[TASK] Copy each line below exactly and leave the pictures out.

[INFORMATION SUPPLIED]
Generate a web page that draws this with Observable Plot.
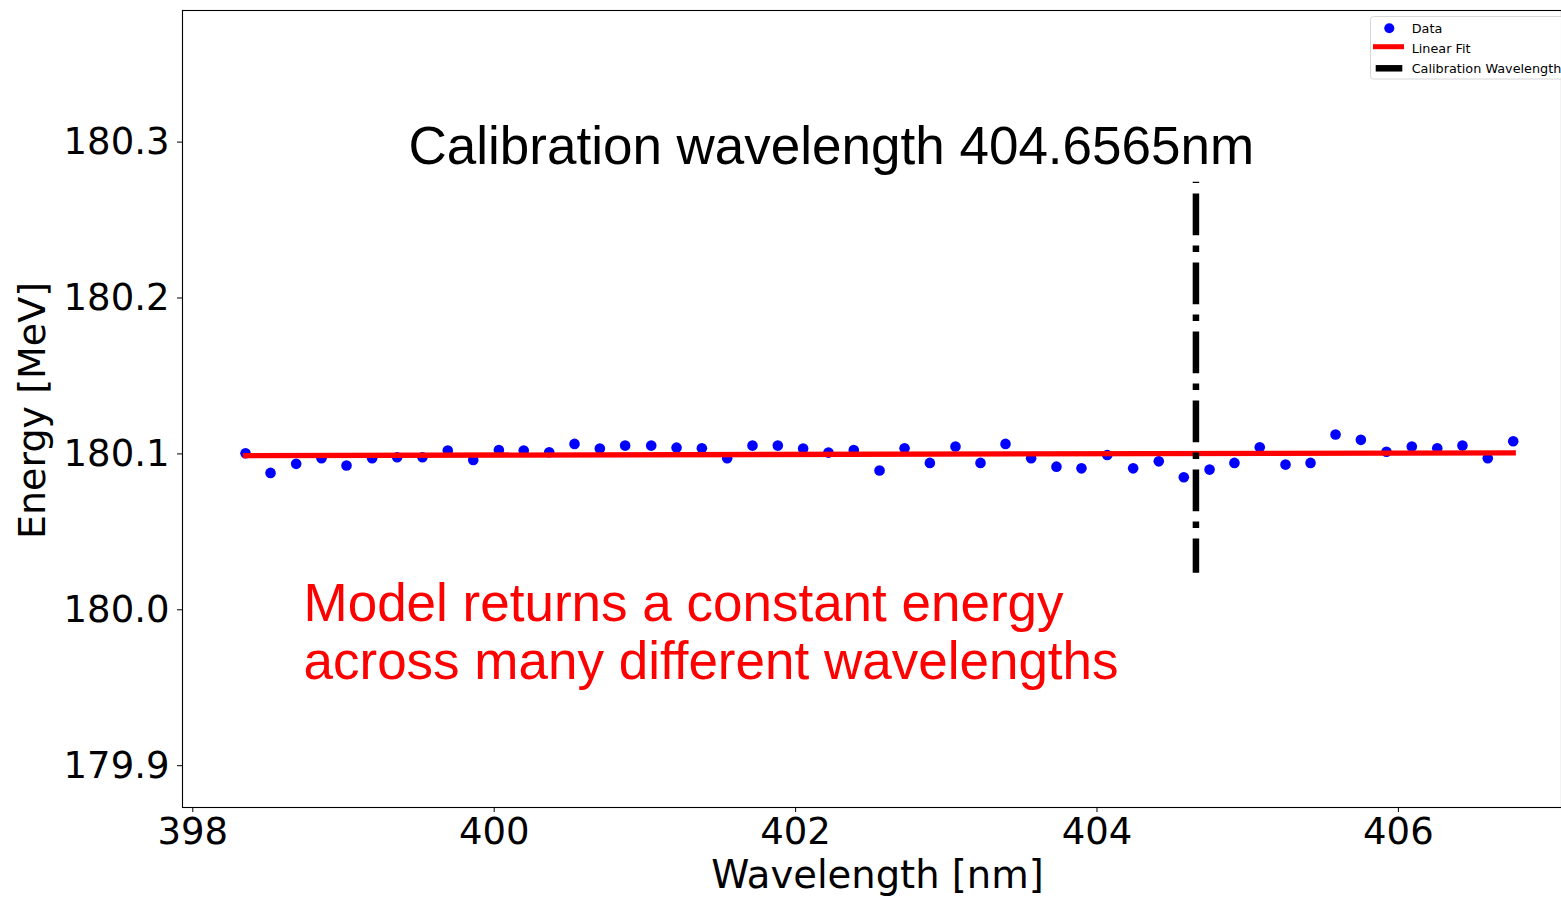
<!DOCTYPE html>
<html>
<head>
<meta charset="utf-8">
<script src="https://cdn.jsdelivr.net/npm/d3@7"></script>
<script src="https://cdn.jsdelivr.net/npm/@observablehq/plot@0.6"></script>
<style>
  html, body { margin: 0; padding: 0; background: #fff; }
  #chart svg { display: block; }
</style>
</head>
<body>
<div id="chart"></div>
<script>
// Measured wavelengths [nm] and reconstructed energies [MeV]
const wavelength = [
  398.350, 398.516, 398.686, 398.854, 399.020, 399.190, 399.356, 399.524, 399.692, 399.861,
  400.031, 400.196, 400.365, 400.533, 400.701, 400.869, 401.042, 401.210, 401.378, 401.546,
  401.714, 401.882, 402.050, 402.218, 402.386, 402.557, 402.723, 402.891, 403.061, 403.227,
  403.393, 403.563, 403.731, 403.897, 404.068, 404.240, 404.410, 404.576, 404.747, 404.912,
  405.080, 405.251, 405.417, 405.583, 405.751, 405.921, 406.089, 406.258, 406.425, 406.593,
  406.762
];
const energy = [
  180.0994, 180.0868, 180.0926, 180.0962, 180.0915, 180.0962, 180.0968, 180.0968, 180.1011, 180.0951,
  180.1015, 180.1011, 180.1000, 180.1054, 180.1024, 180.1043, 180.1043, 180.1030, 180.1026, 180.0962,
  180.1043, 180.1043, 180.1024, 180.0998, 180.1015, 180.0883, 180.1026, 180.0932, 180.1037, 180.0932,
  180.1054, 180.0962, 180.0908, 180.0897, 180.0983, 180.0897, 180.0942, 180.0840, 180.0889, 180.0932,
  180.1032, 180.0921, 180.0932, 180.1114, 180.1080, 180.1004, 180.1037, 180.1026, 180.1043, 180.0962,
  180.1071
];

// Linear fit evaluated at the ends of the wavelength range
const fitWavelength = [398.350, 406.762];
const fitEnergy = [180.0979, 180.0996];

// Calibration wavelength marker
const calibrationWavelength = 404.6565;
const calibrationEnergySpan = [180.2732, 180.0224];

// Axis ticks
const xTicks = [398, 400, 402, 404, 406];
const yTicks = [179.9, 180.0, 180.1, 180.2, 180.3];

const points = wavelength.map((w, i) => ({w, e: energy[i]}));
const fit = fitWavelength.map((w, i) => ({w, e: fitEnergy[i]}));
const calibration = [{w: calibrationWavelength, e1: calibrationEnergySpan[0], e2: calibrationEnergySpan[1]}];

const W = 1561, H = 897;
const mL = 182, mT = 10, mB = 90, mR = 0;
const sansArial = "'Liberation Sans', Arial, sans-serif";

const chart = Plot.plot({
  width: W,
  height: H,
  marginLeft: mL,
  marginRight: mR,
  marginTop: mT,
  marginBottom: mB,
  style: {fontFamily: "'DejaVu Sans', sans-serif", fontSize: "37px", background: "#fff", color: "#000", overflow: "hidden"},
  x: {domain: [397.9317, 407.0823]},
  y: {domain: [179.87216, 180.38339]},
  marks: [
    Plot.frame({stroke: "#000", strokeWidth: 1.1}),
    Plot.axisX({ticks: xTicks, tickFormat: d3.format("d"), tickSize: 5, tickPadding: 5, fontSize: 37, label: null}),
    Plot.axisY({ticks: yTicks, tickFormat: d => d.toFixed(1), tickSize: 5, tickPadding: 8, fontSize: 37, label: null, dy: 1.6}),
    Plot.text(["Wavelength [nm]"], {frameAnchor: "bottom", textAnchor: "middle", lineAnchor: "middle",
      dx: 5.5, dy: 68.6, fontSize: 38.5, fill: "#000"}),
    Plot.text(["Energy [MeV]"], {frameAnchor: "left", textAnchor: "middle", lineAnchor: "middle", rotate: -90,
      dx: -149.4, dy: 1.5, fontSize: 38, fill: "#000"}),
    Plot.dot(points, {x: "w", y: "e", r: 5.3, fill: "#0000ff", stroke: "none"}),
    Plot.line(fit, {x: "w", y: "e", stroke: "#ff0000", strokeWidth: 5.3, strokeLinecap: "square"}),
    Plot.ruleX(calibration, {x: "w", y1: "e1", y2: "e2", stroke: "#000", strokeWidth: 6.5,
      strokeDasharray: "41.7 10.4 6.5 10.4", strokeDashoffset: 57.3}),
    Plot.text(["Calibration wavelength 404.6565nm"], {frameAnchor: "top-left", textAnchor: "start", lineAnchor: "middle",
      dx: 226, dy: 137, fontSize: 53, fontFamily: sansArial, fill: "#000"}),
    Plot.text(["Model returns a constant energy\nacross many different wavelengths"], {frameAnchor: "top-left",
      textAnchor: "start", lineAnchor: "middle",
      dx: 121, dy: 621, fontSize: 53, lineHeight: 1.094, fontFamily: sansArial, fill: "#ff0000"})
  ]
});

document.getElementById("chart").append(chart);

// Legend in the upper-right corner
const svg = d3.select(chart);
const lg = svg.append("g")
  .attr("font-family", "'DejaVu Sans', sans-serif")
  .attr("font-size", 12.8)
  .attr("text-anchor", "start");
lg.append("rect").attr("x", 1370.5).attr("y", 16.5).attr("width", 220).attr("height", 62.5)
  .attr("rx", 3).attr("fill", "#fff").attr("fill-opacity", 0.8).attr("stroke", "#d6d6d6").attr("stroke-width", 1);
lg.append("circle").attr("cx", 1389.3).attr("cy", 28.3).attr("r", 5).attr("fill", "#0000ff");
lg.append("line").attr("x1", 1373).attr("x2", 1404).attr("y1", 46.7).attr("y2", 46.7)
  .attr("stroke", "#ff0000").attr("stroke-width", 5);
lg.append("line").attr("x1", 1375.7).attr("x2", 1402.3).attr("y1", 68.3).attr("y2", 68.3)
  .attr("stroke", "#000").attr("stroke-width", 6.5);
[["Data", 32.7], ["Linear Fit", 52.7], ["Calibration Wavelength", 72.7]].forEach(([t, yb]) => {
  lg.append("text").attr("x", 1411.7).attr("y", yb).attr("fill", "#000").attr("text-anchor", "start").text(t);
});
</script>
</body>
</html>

[SOLUTION TO THIS EXERCISE]
Generate a web page that draws this with Observable Plot.
<!DOCTYPE html>
<html>
<head>
<meta charset="utf-8">
<script src="https://cdn.jsdelivr.net/npm/d3@7"></script>
<script src="https://cdn.jsdelivr.net/npm/@observablehq/plot@0.6"></script>
<style>
  html, body { margin: 0; padding: 0; background: #fff; }
  #chart svg { display: block; }
</style>
</head>
<body>
<div id="chart"></div>
<script>
// Measured wavelengths [nm] and reconstructed energies [MeV]
const wavelength = [
  398.350, 398.516, 398.686, 398.854, 399.020, 399.190, 399.356, 399.524, 399.692, 399.861,
  400.031, 400.196, 400.365, 400.533, 400.701, 400.869, 401.042, 401.210, 401.378, 401.546,
  401.714, 401.882, 402.050, 402.218, 402.386, 402.557, 402.723, 402.891, 403.061, 403.227,
  403.393, 403.563, 403.731, 403.897, 404.068, 404.240, 404.410, 404.576, 404.747, 404.912,
  405.080, 405.251, 405.417, 405.583, 405.751, 405.921, 406.089, 406.258, 406.425, 406.593,
  406.762
];
const energy = [
  180.0994, 180.0868, 180.0926, 180.0962, 180.0915, 180.0962, 180.0968, 180.0968, 180.1011, 180.0951,
  180.1015, 180.1011, 180.1000, 180.1054, 180.1024, 180.1043, 180.1043, 180.1030, 180.1026, 180.0962,
  180.1043, 180.1043, 180.1024, 180.0998, 180.1015, 180.0883, 180.1026, 180.0932, 180.1037, 180.0932,
  180.1054, 180.0962, 180.0908, 180.0897, 180.0983, 180.0897, 180.0942, 180.0840, 180.0889, 180.0932,
  180.1032, 180.0921, 180.0932, 180.1114, 180.1080, 180.1004, 180.1037, 180.1026, 180.1043, 180.0962,
  180.1071
];

// Linear fit evaluated at the ends of the wavelength range
const fitWavelength = [398.350, 406.762];
const fitEnergy = [180.0979, 180.0996];

// Calibration wavelength marker
const calibrationWavelength = 404.6565;
const calibrationEnergySpan = [180.2732, 180.0224];

// Axis ticks
const xTicks = [398, 400, 402, 404, 406];
const yTicks = [179.9, 180.0, 180.1, 180.2, 180.3];

const points = wavelength.map((w, i) => ({w, e: energy[i]}));
const fit = fitWavelength.map((w, i) => ({w, e: fitEnergy[i]}));
const calibration = [{w: calibrationWavelength, e1: calibrationEnergySpan[0], e2: calibrationEnergySpan[1]}];

const W = 1561, H = 897;
const mL = 182, mT = 10, mB = 90, mR = 0;
const sansArial = "'Liberation Sans', Arial, sans-serif";

const chart = Plot.plot({
  width: W,
  height: H,
  marginLeft: mL,
  marginRight: mR,
  marginTop: mT,
  marginBottom: mB,
  style: {fontFamily: "'DejaVu Sans', sans-serif", fontSize: "37px", background: "#fff", color: "#000", overflow: "hidden"},
  x: {domain: [397.9317, 407.0823]},
  y: {domain: [179.87216, 180.38339]},
  marks: [
    Plot.frame({stroke: "#000", strokeWidth: 1.1}),
    Plot.axisX({ticks: xTicks, tickFormat: d3.format("d"), tickSize: 5, tickPadding: 5, fontSize: 37, label: null}),
    Plot.axisY({ticks: yTicks, tickFormat: d => d.toFixed(1), tickSize: 5, tickPadding: 8, fontSize: 37, label: null, dy: 1.6}),
    Plot.text(["Wavelength [nm]"], {frameAnchor: "bottom", textAnchor: "middle", lineAnchor: "middle",
      dx: 5.5, dy: 68.6, fontSize: 38.5, fill: "#000"}),
    Plot.text(["Energy [MeV]"], {frameAnchor: "left", textAnchor: "middle", lineAnchor: "middle", rotate: -90,
      dx: -149.4, dy: 1.5, fontSize: 38, fill: "#000"}),
    Plot.dot(points, {x: "w", y: "e", r: 5.3, fill: "#0000ff", stroke: "none"}),
    Plot.line(fit, {x: "w", y: "e", stroke: "#ff0000", strokeWidth: 5.3, strokeLinecap: "square"}),
    Plot.ruleX(calibration, {x: "w", y1: "e1", y2: "e2", stroke: "#000", strokeWidth: 6.5,
      strokeDasharray: "41.7 10.4 6.5 10.4", strokeDashoffset: 57.3}),
    Plot.text(["Calibration wavelength 404.6565nm"], {frameAnchor: "top-left", textAnchor: "start", lineAnchor: "middle",
      dx: 226, dy: 137, fontSize: 53, fontFamily: sansArial, fill: "#000"}),
    Plot.text(["Model returns a constant energy\nacross many different wavelengths"], {frameAnchor: "top-left",
      textAnchor: "start", lineAnchor: "middle",
      dx: 121, dy: 621, fontSize: 53, lineHeight: 1.094, fontFamily: sansArial, fill: "#ff0000"})
  ]
});

document.getElementById("chart").append(chart);

// Legend in the upper-right corner
const svg = d3.select(chart);
const lg = svg.append("g")
  .attr("font-family", "'DejaVu Sans', sans-serif")
  .attr("font-size", 12.8)
  .attr("text-anchor", "start");
lg.append("rect").attr("x", 1370.5).attr("y", 16.5).attr("width", 220).attr("height", 62.5)
  .attr("rx", 3).attr("fill", "#fff").attr("fill-opacity", 0.8).attr("stroke", "#d6d6d6").attr("stroke-width", 1);
lg.append("circle").attr("cx", 1389.3).attr("cy", 28.3).attr("r", 5).attr("fill", "#0000ff");
lg.append("line").attr("x1", 1373).attr("x2", 1404).attr("y1", 46.7).attr("y2", 46.7)
  .attr("stroke", "#ff0000").attr("stroke-width", 5);
lg.append("line").attr("x1", 1375.7).attr("x2", 1402.3).attr("y1", 68.3).attr("y2", 68.3)
  .attr("stroke", "#000").attr("stroke-width", 6.5);
[["Data", 32.7], ["Linear Fit", 52.7], ["Calibration Wavelength", 72.7]].forEach(([t, yb]) => {
  lg.append("text").attr("x", 1411.7).attr("y", yb).attr("fill", "#000").attr("text-anchor", "start").text(t);
});
</script>
</body>
</html>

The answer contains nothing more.